Data segment =>

· · · · ·

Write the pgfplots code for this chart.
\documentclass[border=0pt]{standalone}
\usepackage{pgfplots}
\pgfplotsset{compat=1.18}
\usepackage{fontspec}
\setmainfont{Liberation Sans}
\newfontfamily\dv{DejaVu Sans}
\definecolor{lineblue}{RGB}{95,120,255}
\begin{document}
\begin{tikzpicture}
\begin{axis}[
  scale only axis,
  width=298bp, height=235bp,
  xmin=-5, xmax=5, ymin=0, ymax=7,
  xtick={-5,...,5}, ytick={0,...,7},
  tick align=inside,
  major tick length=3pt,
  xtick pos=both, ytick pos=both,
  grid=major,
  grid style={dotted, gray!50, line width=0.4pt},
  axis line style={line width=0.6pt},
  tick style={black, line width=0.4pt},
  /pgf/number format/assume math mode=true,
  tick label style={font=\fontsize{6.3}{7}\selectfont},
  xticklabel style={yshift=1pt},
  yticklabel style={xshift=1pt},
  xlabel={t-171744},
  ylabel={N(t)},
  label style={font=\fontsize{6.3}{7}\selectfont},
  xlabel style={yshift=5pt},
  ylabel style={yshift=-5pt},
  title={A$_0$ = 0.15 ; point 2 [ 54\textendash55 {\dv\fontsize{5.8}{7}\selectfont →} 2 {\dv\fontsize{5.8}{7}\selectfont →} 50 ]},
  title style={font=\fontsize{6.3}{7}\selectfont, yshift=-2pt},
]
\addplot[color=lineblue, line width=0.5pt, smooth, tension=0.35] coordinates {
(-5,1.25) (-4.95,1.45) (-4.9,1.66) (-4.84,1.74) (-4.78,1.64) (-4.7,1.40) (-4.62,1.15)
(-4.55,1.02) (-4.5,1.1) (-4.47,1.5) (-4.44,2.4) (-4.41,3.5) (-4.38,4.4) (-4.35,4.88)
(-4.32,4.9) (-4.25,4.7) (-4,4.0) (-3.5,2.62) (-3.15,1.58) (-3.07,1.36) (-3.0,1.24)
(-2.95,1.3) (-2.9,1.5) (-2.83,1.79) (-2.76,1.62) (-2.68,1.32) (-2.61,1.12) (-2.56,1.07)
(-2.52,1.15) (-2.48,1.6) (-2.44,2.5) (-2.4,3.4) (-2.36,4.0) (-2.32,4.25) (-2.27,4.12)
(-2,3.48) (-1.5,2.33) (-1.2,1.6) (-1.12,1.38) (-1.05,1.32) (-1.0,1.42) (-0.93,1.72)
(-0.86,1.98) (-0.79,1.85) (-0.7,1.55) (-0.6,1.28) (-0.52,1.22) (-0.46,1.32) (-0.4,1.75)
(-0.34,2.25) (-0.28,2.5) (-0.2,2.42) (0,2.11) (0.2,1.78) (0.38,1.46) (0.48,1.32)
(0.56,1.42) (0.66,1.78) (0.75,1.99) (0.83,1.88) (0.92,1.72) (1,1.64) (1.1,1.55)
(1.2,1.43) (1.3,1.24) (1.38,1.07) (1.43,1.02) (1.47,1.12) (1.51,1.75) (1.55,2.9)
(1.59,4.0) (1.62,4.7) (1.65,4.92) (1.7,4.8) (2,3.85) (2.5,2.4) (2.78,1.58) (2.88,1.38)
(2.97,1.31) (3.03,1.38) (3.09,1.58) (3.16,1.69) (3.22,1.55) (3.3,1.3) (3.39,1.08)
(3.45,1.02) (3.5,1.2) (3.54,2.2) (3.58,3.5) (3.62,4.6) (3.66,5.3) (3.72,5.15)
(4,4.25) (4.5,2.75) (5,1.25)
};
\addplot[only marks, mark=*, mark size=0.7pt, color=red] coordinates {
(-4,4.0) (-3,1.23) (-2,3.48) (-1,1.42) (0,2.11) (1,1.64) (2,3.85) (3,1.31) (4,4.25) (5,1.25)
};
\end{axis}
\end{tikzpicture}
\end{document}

· · · · ·

Exercise instructions =>
Extract every line above exactly as it stands.

Result for this exercise =>
Write the pgfplots code for this chart.
\documentclass[border=0pt]{standalone}
\usepackage{pgfplots}
\pgfplotsset{compat=1.18}
\usepackage{fontspec}
\setmainfont{Liberation Sans}
\newfontfamily\dv{DejaVu Sans}
\definecolor{lineblue}{RGB}{95,120,255}
\begin{document}
\begin{tikzpicture}
\begin{axis}[
  scale only axis,
  width=298bp, height=235bp,
  xmin=-5, xmax=5, ymin=0, ymax=7,
  xtick={-5,...,5}, ytick={0,...,7},
  tick align=inside,
  major tick length=3pt,
  xtick pos=both, ytick pos=both,
  grid=major,
  grid style={dotted, gray!50, line width=0.4pt},
  axis line style={line width=0.6pt},
  tick style={black, line width=0.4pt},
  /pgf/number format/assume math mode=true,
  tick label style={font=\fontsize{6.3}{7}\selectfont},
  xticklabel style={yshift=1pt},
  yticklabel style={xshift=1pt},
  xlabel={t-171744},
  ylabel={N(t)},
  label style={font=\fontsize{6.3}{7}\selectfont},
  xlabel style={yshift=5pt},
  ylabel style={yshift=-5pt},
  title={A$_0$ = 0.15 ; point 2 [ 54\textendash55 {\dv\fontsize{5.8}{7}\selectfont →} 2 {\dv\fontsize{5.8}{7}\selectfont →} 50 ]},
  title style={font=\fontsize{6.3}{7}\selectfont, yshift=-2pt},
]
\addplot[color=lineblue, line width=0.5pt, smooth, tension=0.35] coordinates {
(-5,1.25) (-4.95,1.45) (-4.9,1.66) (-4.84,1.74) (-4.78,1.64) (-4.7,1.40) (-4.62,1.15)
(-4.55,1.02) (-4.5,1.1) (-4.47,1.5) (-4.44,2.4) (-4.41,3.5) (-4.38,4.4) (-4.35,4.88)
(-4.32,4.9) (-4.25,4.7) (-4,4.0) (-3.5,2.62) (-3.15,1.58) (-3.07,1.36) (-3.0,1.24)
(-2.95,1.3) (-2.9,1.5) (-2.83,1.79) (-2.76,1.62) (-2.68,1.32) (-2.61,1.12) (-2.56,1.07)
(-2.52,1.15) (-2.48,1.6) (-2.44,2.5) (-2.4,3.4) (-2.36,4.0) (-2.32,4.25) (-2.27,4.12)
(-2,3.48) (-1.5,2.33) (-1.2,1.6) (-1.12,1.38) (-1.05,1.32) (-1.0,1.42) (-0.93,1.72)
(-0.86,1.98) (-0.79,1.85) (-0.7,1.55) (-0.6,1.28) (-0.52,1.22) (-0.46,1.32) (-0.4,1.75)
(-0.34,2.25) (-0.28,2.5) (-0.2,2.42) (0,2.11) (0.2,1.78) (0.38,1.46) (0.48,1.32)
(0.56,1.42) (0.66,1.78) (0.75,1.99) (0.83,1.88) (0.92,1.72) (1,1.64) (1.1,1.55)
(1.2,1.43) (1.3,1.24) (1.38,1.07) (1.43,1.02) (1.47,1.12) (1.51,1.75) (1.55,2.9)
(1.59,4.0) (1.62,4.7) (1.65,4.92) (1.7,4.8) (2,3.85) (2.5,2.4) (2.78,1.58) (2.88,1.38)
(2.97,1.31) (3.03,1.38) (3.09,1.58) (3.16,1.69) (3.22,1.55) (3.3,1.3) (3.39,1.08)
(3.45,1.02) (3.5,1.2) (3.54,2.2) (3.58,3.5) (3.62,4.6) (3.66,5.3) (3.72,5.15)
(4,4.25) (4.5,2.75) (5,1.25)
};
\addplot[only marks, mark=*, mark size=0.7pt, color=red] coordinates {
(-4,4.0) (-3,1.23) (-2,3.48) (-1,1.42) (0,2.11) (1,1.64) (2,3.85) (3,1.31) (4,4.25) (5,1.25)
};
\end{axis}
\end{tikzpicture}
\end{document}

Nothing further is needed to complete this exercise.